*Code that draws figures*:
>>>
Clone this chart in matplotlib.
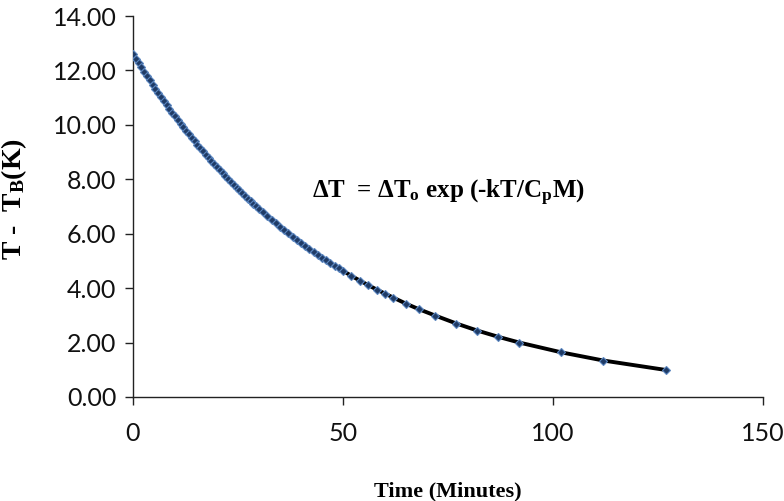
import matplotlib
matplotlib.use("Agg")
import matplotlib.pyplot as plt

# Time (minutes)
time_min = [0.00, 0.67, 1.33, 2.00, 2.67, 3.33, 4.00, 4.67, 5.33, 6.00,
            6.67, 7.33, 8.00, 8.67, 9.33, 10.00, 10.67, 11.33, 12.00, 12.67,
            13.33, 14.00, 14.67, 15.33, 16.00, 16.67, 17.33, 18.00, 18.67, 19.33,
            20.00, 20.67, 21.33, 22.00, 22.67, 23.33, 24.00, 24.67, 25.33, 26.00,
            26.67, 27.33, 28.00, 28.67, 29.33, 30.00,
            31, 32, 33, 34, 35, 36, 37, 38, 39, 40,
            41, 42, 43, 44, 45, 46, 47, 48, 49, 50,
            52, 54, 56, 58, 60, 62, 65, 68, 72, 77,
            82, 87, 92, 102, 112, 127]

# T - T_B (K)
delta_t = [12.60, 12.43, 12.27, 12.11, 11.95, 11.79, 11.63, 11.48, 11.33, 11.18,
           11.03, 10.88, 10.74, 10.60, 10.45, 10.32, 10.18, 10.04, 9.91, 9.78,
           9.65, 9.52, 9.40, 9.27, 9.15, 9.03, 8.91, 8.79, 8.67, 8.56,
           8.45, 8.33, 8.22, 8.12, 8.01, 7.90, 7.80, 7.69, 7.59, 7.49,
           7.39, 7.29, 7.20, 7.10, 7.01, 6.92,
           6.78, 6.64, 6.51, 6.38, 6.26, 6.13, 6.01, 5.89, 5.78, 5.66,
           5.55, 5.44, 5.33, 5.23, 5.12, 5.02, 4.92, 4.82, 4.73, 4.64,
           4.45, 4.28, 4.11, 3.95, 3.80, 3.65, 3.43, 3.23, 2.99, 2.70,
           2.44, 2.21, 2.00, 1.64, 1.34, 0.99]

x_ticks = [0, 50, 100, 150]
y_ticks = [0, 2, 4, 6, 8, 10, 12, 14]
y_tick_labels = ["0.00", "2.00", "4.00", "6.00", "8.00", "10.00", "12.00", "14.00"]

plt.rcParams["mathtext.fontset"] = "custom"
plt.rcParams["mathtext.rm"] = "Liberation Serif:bold"
plt.rcParams["mathtext.it"] = "Liberation Serif:bold"
plt.rcParams["mathtext.bf"] = "Liberation Serif:bold"

fig = plt.figure(figsize=(7.84, 5.01), dpi=100)
ax = fig.add_axes([133/784, 1 - 397/501, (763-133)/784, (397-16)/501])

ax.plot(time_min, delta_t, color="black", lw=2.8, zorder=2)
ax.plot(time_min, delta_t, linestyle="none", marker="D", markersize=4.4,
        markerfacecolor="#1f3b66", markeredgecolor="#5b86c0", markeredgewidth=0.8,
        zorder=3)

ax.set_xlim(0, 150)
ax.set_ylim(0, 14)
ax.set_xticks(x_ticks)
ax.set_xticklabels([str(v) for v in x_ticks])
ax.set_yticks(y_ticks)
ax.set_yticklabels(y_tick_labels)

for s in ["top", "right"]:
    ax.spines[s].set_visible(False)
for s in ["left", "bottom"]:
    ax.spines[s].set_color("#222222")
    ax.spines[s].set_linewidth(1.0)

ax.tick_params(axis="both", direction="out", length=6, width=1.0, color="#222222",
               labelsize=18, labelcolor="#111111")
ax.tick_params(axis="x", pad=12)
ax.tick_params(axis="y", pad=6)
for lab in ax.get_xticklabels() + ax.get_yticklabels():
    lab.set_family(["Lato", "DejaVu Sans"])

ax.set_xlabel("Time (Minutes)", family="Liberation Serif", fontweight="bold",
              fontsize=16, labelpad=26)
ax.set_ylabel(r"T -  T$_\mathregular{B}$(K)", family="Liberation Serif",
              fontweight="bold", fontsize=20)
ax.yaxis.set_label_coords(-0.165, 0.52)

ax.text(0.5, 0.535, r"ΔT  = ΔT$_\mathregular{o}$ exp (-kT/C$_\mathregular{p}$M)",
        transform=ax.transAxes, fontsize=18, ha="center", va="center",
        family="Liberation Serif", fontweight="bold")

fig.savefig("out.png", dpi=100)
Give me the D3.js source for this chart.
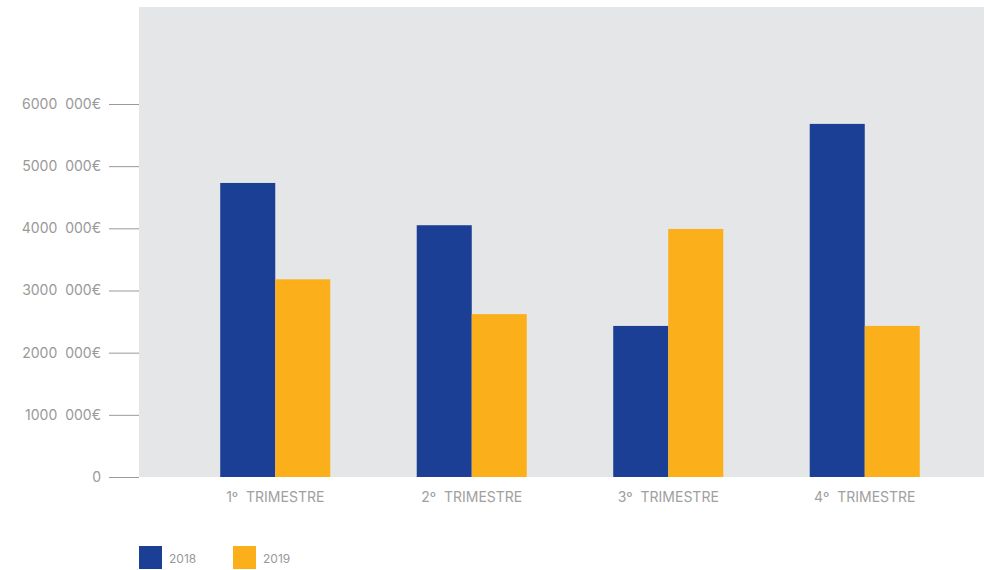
<!DOCTYPE html>
<html>
<head>
<meta charset="utf-8">
<script src="https://cdn.jsdelivr.net/npm/d3@7"></script>
<style>
  html, body { margin: 0; padding: 0; background: #ffffff; }
  svg { display: block; }
  text { font-family: Inter, "Open Sans", sans-serif; white-space: pre; }
</style>
</head>
<body>
<svg id="chart" width="984" height="570"></svg>
<script>
// Quarterly revenue, in euros
const categories = ["1º  TRIMESTRE", "2º  TRIMESTRE", "3º  TRIMESTRE", "4º  TRIMESTRE"];
const seriesNames = ["2018", "2019"];
const values2018 = [4730000, 4050000, 2430000, 5680000];
const values2019 = [3180000, 2620000, 3990000, 2430000];
const yTicks = [0, 1000000, 2000000, 3000000, 4000000, 5000000, 6000000];
const yTickLabels = ["0", "1000  000€", "2000  000€", "3000  000€", "4000  000€", "5000  000€", "6000  000€"];

const colors = { "2018": "#1b3f94", "2019": "#fbb01b" };
const series = [values2018, values2019];

const svg = d3.select("#chart");

const plot = { left: 139, right: 984, top: 7, bottom: 477 };

// plot background
svg.append("rect")
  .attr("x", plot.left).attr("y", plot.top)
  .attr("width", plot.right - plot.left)
  .attr("height", plot.bottom - plot.top)
  .attr("fill", "#e5e6e8");

const y = d3.scaleLinear()
  .domain([0, 6000000])
  .range([plot.bottom, 104]);

const x0 = d3.scaleBand()
  .domain(categories)
  .range([177, 963])
  .paddingInner(0.44)
  .paddingOuter(0.22);

const x1 = d3.scaleBand()
  .domain(seriesNames)
  .range([0, x0.bandwidth()]);

// y axis: short tick lines with labels to the left
const yAxis = d3.axisLeft(y)
  .tickValues(yTicks)
  .tickSize(30)
  .tickPadding(8)
  .tickFormat((d, i) => yTickLabels[i]);

const gy = svg.append("g")
  .attr("transform", `translate(${plot.left},0)`)
  .call(yAxis);
gy.select(".domain").remove();
gy.selectAll(".tick line").attr("stroke", "#9a9a9a").attr("stroke-width", 1);
gy.selectAll(".tick text")
  .attr("fill", "#999999")
  .style("font-size", "14px");

// bars
const groups = svg.append("g")
  .selectAll("g")
  .data(categories)
  .join("g")
  .attr("transform", d => `translate(${x0(d)},0)`);

groups.selectAll("rect")
  .data((d, i) => seriesNames.map((s, k) => ({ key: s, value: series[k][i] })))
  .join("rect")
  .attr("x", d => x1(d.key))
  .attr("y", d => y(d.value))
  .attr("width", x1.bandwidth())
  .attr("height", d => y(0) - y(d.value))
  .attr("fill", d => colors[d.key]);

// x axis labels
const xAxis = d3.axisBottom(x0).tickSize(0).tickPadding(15);
const gx = svg.append("g")
  .attr("transform", `translate(0,${plot.bottom})`)
  .call(xAxis);
gx.select(".domain").remove();
gx.selectAll(".tick text")
  .attr("fill", "#a0a0a0")
  .style("font-size", "14px");

// legend
const legend = svg.append("g");
const legendX = [139, 233];
seriesNames.forEach((s, i) => {
  legend.append("rect")
    .attr("x", legendX[i]).attr("y", 546)
    .attr("width", 23).attr("height", 23)
    .attr("fill", colors[s]);
  legend.append("text")
    .attr("x", legendX[i] + 30).attr("y", 563)
    .attr("fill", "#999999")
    .style("font-size", "12px")
    .text(s);
});
</script>
</body>
</html>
<<<
Set the lines above down again, word for word, from the first through the one containing "82, 87, 92, 102, 112, 127]"; pictures excluded.

*Task response*:
Clone this chart in matplotlib.
import matplotlib
matplotlib.use("Agg")
import matplotlib.pyplot as plt

# Time (minutes)
time_min = [0.00, 0.67, 1.33, 2.00, 2.67, 3.33, 4.00, 4.67, 5.33, 6.00,
            6.67, 7.33, 8.00, 8.67, 9.33, 10.00, 10.67, 11.33, 12.00, 12.67,
            13.33, 14.00, 14.67, 15.33, 16.00, 16.67, 17.33, 18.00, 18.67, 19.33,
            20.00, 20.67, 21.33, 22.00, 22.67, 23.33, 24.00, 24.67, 25.33, 26.00,
            26.67, 27.33, 28.00, 28.67, 29.33, 30.00,
            31, 32, 33, 34, 35, 36, 37, 38, 39, 40,
            41, 42, 43, 44, 45, 46, 47, 48, 49, 50,
            52, 54, 56, 58, 60, 62, 65, 68, 72, 77,
            82, 87, 92, 102, 112, 127]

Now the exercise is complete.